Tucked into the budget reconciliation bill is a Texas-sized golden nugget: $13.5 billion that could pay back what the state spent on border security during the Biden administration.
The bill - which passed Congress on July 3 - doesn't mention Texas by name. But Texas Gov. Greg Abbott lobbied hard for the line item's inclusion, and the state's Republican Sens. Ted Cruz and John Cornyn fought for the reimbursement.
"Under Operation Lone Star, Texas allocated more than $11 billion of Texas taxpayer money for border security, and earlier this year I requested Congress reimburse Texas for these costs in full," Abbott said in a May statement, after an initial version of the bill passed in the House of Representatives.
The new "State Border Border Security Reinforcement Fund" earmarks $10 billion for grants to states that paid for border barriers or other security measures beginning Jan. 20, 2021 - President Joe Biden's inauguration day.
Notably, during the Biden administration, no other state spent more than Texas on border security measures.
Under Operation Lone Star, the state deployed thousands of Texas National Guard troops to the border, placed controversial buoy barriers in the Rio Grande and paid to bus more than 100,000 migrants to Democrat-led cities around the country.
Abbott was one of Biden's leading critics on the border during a period when the Border Patrol was registering more than 2 million migrant encounters a year - many of them lawful asylum-seekers.
The "reinforcement" provision "just says 'states can apply.' But what states incurred expenses?
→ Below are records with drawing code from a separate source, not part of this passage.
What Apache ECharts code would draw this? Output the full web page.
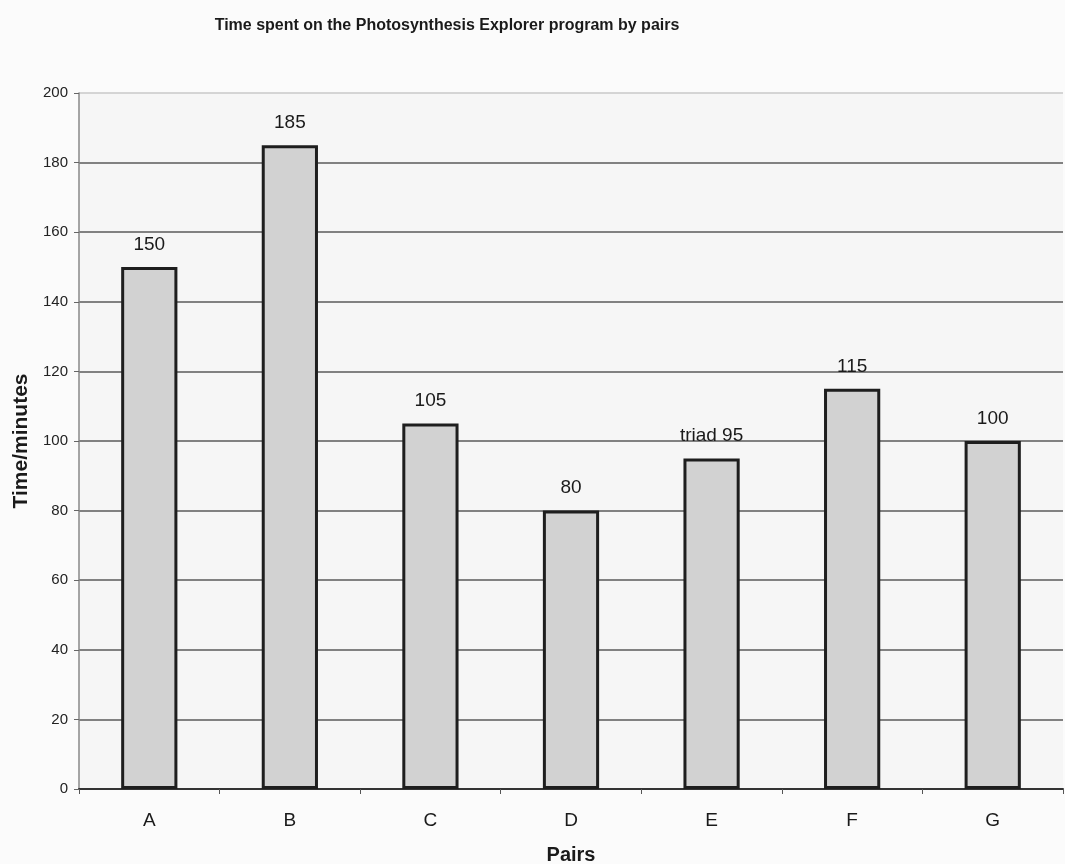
<!DOCTYPE html>
<html>
<head>
<meta charset="utf-8">
<script src="https://cdn.jsdelivr.net/npm/echarts@6/dist/echarts.min.js"></script>
<style>
  html, body { margin: 0; padding: 0; background: #fbfbfb; }
  #chart { width: 1065px; height: 864px; }
</style>
</head>
<body>
<div id="chart"></div>
<script>
// Minutes each pair spent in the program
const pairs = ['A', 'B', 'C', 'D', 'E', 'F', 'G'];
const minutes = [150, 185, 105, 80, 95, 115, 100];
const labelPrefixes = ['', '', '', '', 'triad ', '', ''];
const yTicks = [0, 20, 40, 60, 80, 100, 120, 140, 160, 180, 200];

const font = '"Liberation Sans", Arial, sans-serif';

// grid lines: all dark except the top one, which is faint
const gridColors = yTicks.map((v, i) => (i === yTicks.length - 1 ? '#c8c8c8' : '#5a5a5a'));

const chart = echarts.init(document.getElementById('chart'), null, { renderer: 'canvas' });

chart.setOption({
  backgroundColor: '#fbfbfb',
  animation: false,
  title: {
    text: 'Time spent on the Photosynthesis Explorer program by pairs',
    left: 442,
    top: 13,
    textAlign: 'center',
    textStyle: { fontFamily: font, fontSize: 16, fontWeight: 'bold', color: '#1a1a1a' }
  },
  grid: {
    left: 79, right: 2, top: 93, bottom: 75,
    outerBoundsMode: 'none',
    containLabel: false,
    show: true, backgroundColor: '#f6f6f6', borderWidth: 0
  },
  xAxis: {
    type: 'category',
    data: pairs,
    name: 'Pairs',
    nameLocation: 'middle',
    nameGap: 56,
    nameTextStyle: { fontFamily: font, fontSize: 20, fontWeight: 'bold', color: '#1a1a1a' },
    axisLine: { lineStyle: { color: '#333', width: 2 } },
    axisTick: { show: true, length: 5, lineStyle: { color: '#555' } },
    axisLabel: { fontFamily: font, fontSize: 19, color: '#1a1a1a', margin: 22 }
  },
  yAxis: {
    type: 'value',
    min: 0, max: 200, interval: 20,
    name: 'Time/minutes',
    nameLocation: 'middle',
    nameGap: 47,
    nameRotate: 90,
    nameTextStyle: { fontFamily: font, fontSize: 21, fontWeight: 'bold', color: '#1a1a1a' },
    axisLine: { show: true, lineStyle: { color: '#888', width: 1.5 } },
    axisTick: { show: true, length: 5, lineStyle: { color: '#666' } },
    axisLabel: { fontFamily: font, fontSize: 15, color: '#222', margin: 11 },
    splitLine: { show: true, lineStyle: { color: gridColors, width: 1.5 } }
  },
  series: [{
    type: 'bar',
    data: minutes,
    barWidth: '40%',
    itemStyle: { color: '#d2d2d2', borderColor: '#1e1e1e', borderWidth: 3 },
    label: {
      show: true,
      position: 'top',
      distance: 13,
      fontFamily: font,
      fontSize: 19,
      color: '#1a1a1a',
      formatter: p => labelPrefixes[p.dataIndex] + p.value
    }
  }]
});
</script>
</body>
</html>
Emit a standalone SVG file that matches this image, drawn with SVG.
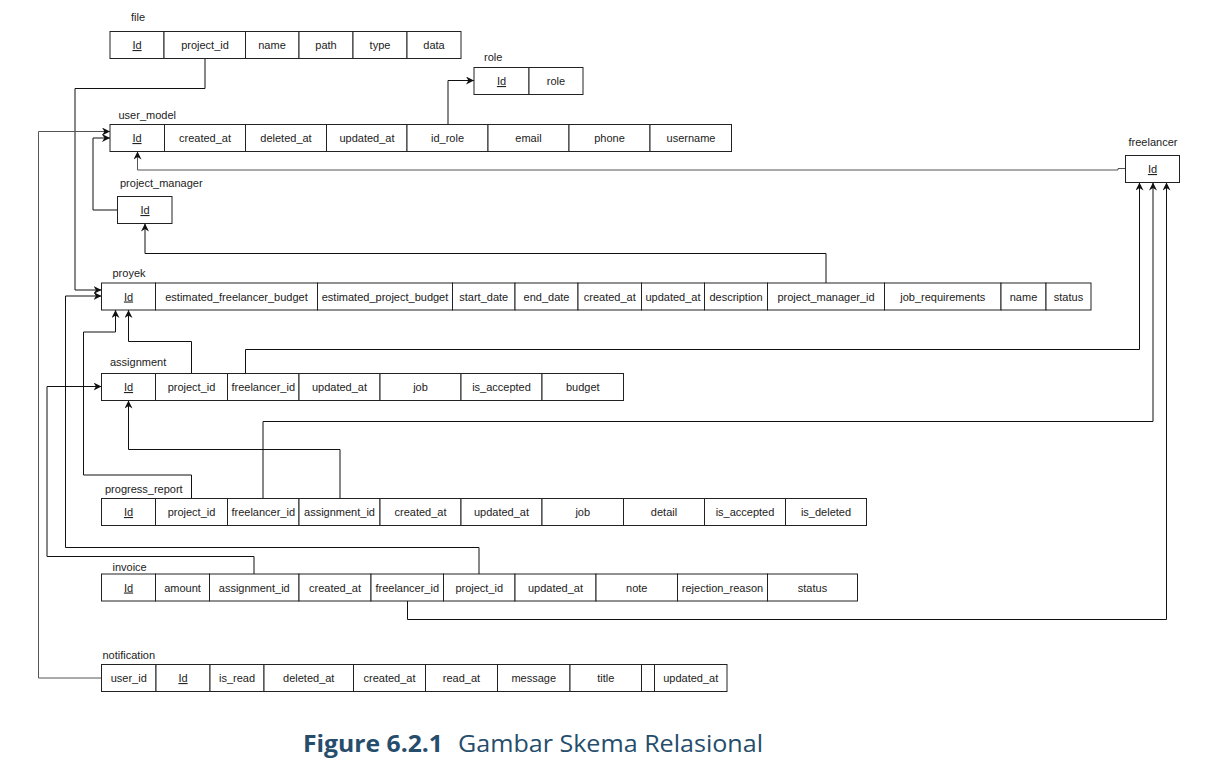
<svg xmlns="http://www.w3.org/2000/svg" width="1226" height="774" viewBox="0 0 1226 774">
<style>
.bg{fill:#ffffff}
.cell{fill:#ffffff;stroke:#222;stroke-width:1}
.t{font-family:"Liberation Sans",Arial,sans-serif;font-size:11px;fill:#222;text-anchor:middle}
.lbl{font-family:"Liberation Sans",Arial,sans-serif;font-size:11px;fill:#222}
.pk{text-decoration:underline}
.c{fill:none;stroke:#111;stroke-width:1}
.g{fill:none;stroke:#555;stroke-width:1}
.cap{font-family:"Open Sans","Noto Sans",sans-serif;font-size:24px;fill:#264d6b}
</style>
<defs>
<marker id="arr" viewBox="0 0 10 10" refX="10" refY="5" markerWidth="8" markerHeight="8" orient="auto" markerUnits="userSpaceOnUse">
<path d="M0,0 L10,5 L0,10 L3,5 z" fill="#111"/>
</marker>
</defs>
<rect class="bg" x="0" y="0" width="1226" height="774"/>

<g id="connectors">
<path class="c" d="M205,58.5 V88.5 H75 V290 H101.5" marker-end="url(#arr)"/>
<path class="c" d="M448,124.5 V80.5 H474" marker-end="url(#arr)"/>
<path class="g" d="M101.5,678 H38.5 V131.5 H110" marker-end="url(#arr)"/>
<path class="c" d="M117.5,210 H93 V138 H110" marker-end="url(#arr)"/>
<path class="g" d="M1125.5,168.5 H1118 V170 H137.5 V151.5" marker-end="url(#arr)"/>
<path class="c" d="M826,283 V253.5 H145 V223.5" marker-end="url(#arr)"/>
<path class="c" d="M191.5,373.5 V341.5 H128.5 V310" marker-end="url(#arr)"/>
<path class="c" d="M245.5,373.5 V349.5 H1139.5 V182.5" marker-end="url(#arr)"/>
<path class="c" d="M191.5,498.5 V475 H83.5 V332 H115.5 V310" marker-end="url(#arr)"/>
<path class="c" d="M340,498.5 V449.5 H128.5 V400.5" marker-end="url(#arr)"/>
<path class="c" d="M263,498.5 V421.5 H1153 V182.5" marker-end="url(#arr)"/>
<path class="c" d="M479,574 V547.5 H65.5 V296 H101.5" marker-end="url(#arr)"/>
<path class="c" d="M254,574 V556.5 H47 V386.5 H101.5" marker-end="url(#arr)"/>
<path class="c" d="M407.5,601 V619.5 H1166.5 V182.5" marker-end="url(#arr)"/>
</g>

<g id="file">
<text class="lbl" x="131" y="21">file</text>
<rect class="cell" x="110" y="31.5" width="54" height="27"/>
<rect class="cell" x="164" y="31.5" width="81.5" height="27"/>
<rect class="cell" x="245.5" y="31.5" width="53.5" height="27"/>
<rect class="cell" x="299" y="31.5" width="54" height="27"/>
<rect class="cell" x="353" y="31.5" width="54" height="27"/>
<rect class="cell" x="407" y="31.5" width="54" height="27"/>
<text class="t pk" x="137" y="49">Id</text>
<text class="t" x="205" y="49">project_id</text>
<text class="t" x="272" y="49">name</text>
<text class="t" x="326" y="49">path</text>
<text class="t" x="380" y="49">type</text>
<text class="t" x="434" y="49">data</text>
</g>

<g id="role">
<text class="lbl" x="484" y="61">role</text>
<rect class="cell" x="474" y="67.5" width="55" height="27"/>
<rect class="cell" x="529" y="67.5" width="54" height="27"/>
<text class="t pk" x="501.5" y="85">Id</text>
<text class="t" x="556" y="85">role</text>
</g>

<g id="user_model">
<text class="lbl" x="118.5" y="119">user_model</text>
<rect class="cell" x="110" y="124.5" width="54.5" height="27"/>
<rect class="cell" x="164.5" y="124.5" width="81" height="27"/>
<rect class="cell" x="245.5" y="124.5" width="81" height="27"/>
<rect class="cell" x="326.5" y="124.5" width="80.5" height="27"/>
<rect class="cell" x="407" y="124.5" width="81" height="27"/>
<rect class="cell" x="488" y="124.5" width="81" height="27"/>
<rect class="cell" x="569" y="124.5" width="81" height="27"/>
<rect class="cell" x="650" y="124.5" width="81.5" height="27"/>
<text class="t pk" x="137" y="142">Id</text>
<text class="t" x="205" y="142">created_at</text>
<text class="t" x="286" y="142">deleted_at</text>
<text class="t" x="367" y="142">updated_at</text>
<text class="t" x="447.5" y="142">id_role</text>
<text class="t" x="528.5" y="142">email</text>
<text class="t" x="609.5" y="142">phone</text>
<text class="t" x="691" y="142">username</text>
</g>

<g id="project_manager">
<text class="lbl" x="120" y="187">project_manager</text>
<rect class="cell" x="117.5" y="196.5" width="54.5" height="27"/>
<text class="t pk" x="145" y="214">Id</text>
</g>

<g id="freelancer">
<text class="lbl" x="1153" y="146" text-anchor="middle">freelancer</text>
<rect class="cell" x="1125.5" y="155.5" width="54" height="27"/>
<text class="t pk" x="1152.5" y="173">Id</text>
</g>

<g id="proyek">
<text class="lbl" x="112.5" y="277">proyek</text>
<rect class="cell" x="101.5" y="283" width="54" height="27"/>
<rect class="cell" x="155.5" y="283" width="162" height="27"/>
<rect class="cell" x="317.5" y="283" width="135" height="27"/>
<rect class="cell" x="452.5" y="283" width="62.5" height="27"/>
<rect class="cell" x="515" y="283" width="63" height="27"/>
<rect class="cell" x="578" y="283" width="63.5" height="27"/>
<rect class="cell" x="641.5" y="283" width="63" height="27"/>
<rect class="cell" x="704.5" y="283" width="63" height="27"/>
<rect class="cell" x="767.5" y="283" width="117" height="27"/>
<rect class="cell" x="884.5" y="283" width="116.5" height="27"/>
<rect class="cell" x="1001" y="283" width="45" height="27"/>
<rect class="cell" x="1046" y="283" width="45" height="27"/>
<text class="t pk" x="128.5" y="300.5">Id</text>
<text class="t" x="236.5" y="300.5">estimated_freelancer_budget</text>
<text class="t" x="385" y="300.5">estimated_project_budget</text>
<text class="t" x="483.75" y="300.5">start_date</text>
<text class="t" x="546.5" y="300.5">end_date</text>
<text class="t" x="609.75" y="300.5">created_at</text>
<text class="t" x="673" y="300.5">updated_at</text>
<text class="t" x="736" y="300.5">description</text>
<text class="t" x="826" y="300.5">project_manager_id</text>
<text class="t" x="942.75" y="300.5">job_requirements</text>
<text class="t" x="1023.5" y="300.5">name</text>
<text class="t" x="1068.5" y="300.5">status</text>
</g>

<g id="assignment">
<text class="lbl" x="110" y="366">assignment</text>
<rect class="cell" x="101.5" y="373.5" width="54" height="27"/>
<rect class="cell" x="155.5" y="373.5" width="72" height="27"/>
<rect class="cell" x="227.5" y="373.5" width="71.5" height="27"/>
<rect class="cell" x="299" y="373.5" width="81" height="27"/>
<rect class="cell" x="380" y="373.5" width="81" height="27"/>
<rect class="cell" x="461" y="373.5" width="81" height="27"/>
<rect class="cell" x="542" y="373.5" width="81.5" height="27"/>
<text class="t pk" x="128.5" y="391">Id</text>
<text class="t" x="191.5" y="391">project_id</text>
<text class="t" x="263.25" y="391">freelancer_id</text>
<text class="t" x="339.5" y="391">updated_at</text>
<text class="t" x="420.5" y="391">job</text>
<text class="t" x="501.5" y="391">is_accepted</text>
<text class="t" x="582.75" y="391">budget</text>
</g>

<g id="progress_report">
<text class="lbl" x="105" y="493">progress_report</text>
<rect class="cell" x="101.5" y="498.5" width="54" height="27"/>
<rect class="cell" x="155.5" y="498.5" width="72" height="27"/>
<rect class="cell" x="227.5" y="498.5" width="71.5" height="27"/>
<rect class="cell" x="299" y="498.5" width="81" height="27"/>
<rect class="cell" x="380" y="498.5" width="81" height="27"/>
<rect class="cell" x="461" y="498.5" width="81" height="27"/>
<rect class="cell" x="542" y="498.5" width="81.5" height="27"/>
<rect class="cell" x="623.5" y="498.5" width="81" height="27"/>
<rect class="cell" x="704.5" y="498.5" width="81" height="27"/>
<rect class="cell" x="785.5" y="498.5" width="81" height="27"/>
<text class="t pk" x="128.5" y="516">Id</text>
<text class="t" x="191.5" y="516">project_id</text>
<text class="t" x="263.25" y="516">freelancer_id</text>
<text class="t" x="339.5" y="516">assignment_id</text>
<text class="t" x="420.5" y="516">created_at</text>
<text class="t" x="501.5" y="516">updated_at</text>
<text class="t" x="582.75" y="516">job</text>
<text class="t" x="664" y="516">detail</text>
<text class="t" x="745" y="516">is_accepted</text>
<text class="t" x="826" y="516">is_deleted</text>
</g>

<g id="invoice">
<text class="lbl" x="112.5" y="571">invoice</text>
<rect class="cell" x="101.5" y="574" width="54" height="27"/>
<rect class="cell" x="155.5" y="574" width="54" height="27"/>
<rect class="cell" x="209.5" y="574" width="89.5" height="27"/>
<rect class="cell" x="299" y="574" width="72" height="27"/>
<rect class="cell" x="371" y="574" width="72.5" height="27"/>
<rect class="cell" x="443.5" y="574" width="71.5" height="27"/>
<rect class="cell" x="515" y="574" width="81" height="27"/>
<rect class="cell" x="596" y="574" width="81.5" height="27"/>
<rect class="cell" x="677.5" y="574" width="90" height="27"/>
<rect class="cell" x="767.5" y="574" width="90" height="27"/>
<text class="t pk" x="128.5" y="591.5">Id</text>
<text class="t" x="182.5" y="591.5">amount</text>
<text class="t" x="254.25" y="591.5">assignment_id</text>
<text class="t" x="335" y="591.5">created_at</text>
<text class="t" x="407.25" y="591.5">freelancer_id</text>
<text class="t" x="479.25" y="591.5">project_id</text>
<text class="t" x="555.5" y="591.5">updated_at</text>
<text class="t" x="636.75" y="591.5">note</text>
<text class="t" x="722.5" y="591.5">rejection_reason</text>
<text class="t" x="812.5" y="591.5">status</text>
</g>

<g id="notification">
<text class="lbl" x="102.5" y="659">notification</text>
<rect class="cell" x="101.5" y="664.5" width="54.5" height="27"/>
<rect class="cell" x="156" y="664.5" width="54" height="27"/>
<rect class="cell" x="210" y="664.5" width="54" height="27"/>
<rect class="cell" x="264" y="664.5" width="89.5" height="27"/>
<rect class="cell" x="353.5" y="664.5" width="72" height="27"/>
<rect class="cell" x="425.5" y="664.5" width="72" height="27"/>
<rect class="cell" x="497.5" y="664.5" width="72.5" height="27"/>
<rect class="cell" x="570" y="664.5" width="71.5" height="27"/>
<rect class="cell" x="641.5" y="664.5" width="13" height="27"/>
<rect class="cell" x="654.5" y="664.5" width="72.5" height="27"/>
<text class="t" x="128.75" y="682">user_id</text>
<text class="t pk" x="183" y="682">Id</text>
<text class="t" x="237" y="682">is_read</text>
<text class="t" x="308.75" y="682">deleted_at</text>
<text class="t" x="389.5" y="682">created_at</text>
<text class="t" x="461.5" y="682">read_at</text>
<text class="t" x="533.75" y="682">message</text>
<text class="t" x="605.75" y="682">title</text>
<text class="t" x="690.75" y="682">updated_at</text>
</g>

<g id="caption">
<text class="cap" x="303" y="752" font-weight="bold" textLength="140" lengthAdjust="spacingAndGlyphs">Figure 6.2.1</text>
<text class="cap" x="458" y="752" textLength="305" lengthAdjust="spacingAndGlyphs">Gambar Skema Relasional</text>
</g>
</svg>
Texas and Arizona," said Adam Isacson, director of defense oversight for the Washington Office on Latin America.
Early during the Biden administration, Arizona Gov. Doug Ducey, a Republican, sought to build a makeshift border barrier out of old shipping containers.
But legal challenges forced his administration to remove the barrier, and his Democratic successor, Gov. Katie Hobbs, had previously asked the Biden administration to reimburse the state for border security funding totaling $513 million.
The budget reconciliation bill includes an additional $3.5 billion under a fund whose acronym spells BIDEN: "Bridging Immigration-related Deficits Experienced Nationwide." That money can be disbursed to states that aid the federal government in its immigration crackdown.
In an emailed response to questions, Abbott Press Secretary Andrew Mahaleris declined to say how much money Texas will apply for but told USA TODAY the governor "will continue to work closely with the Trump administration to secure the border."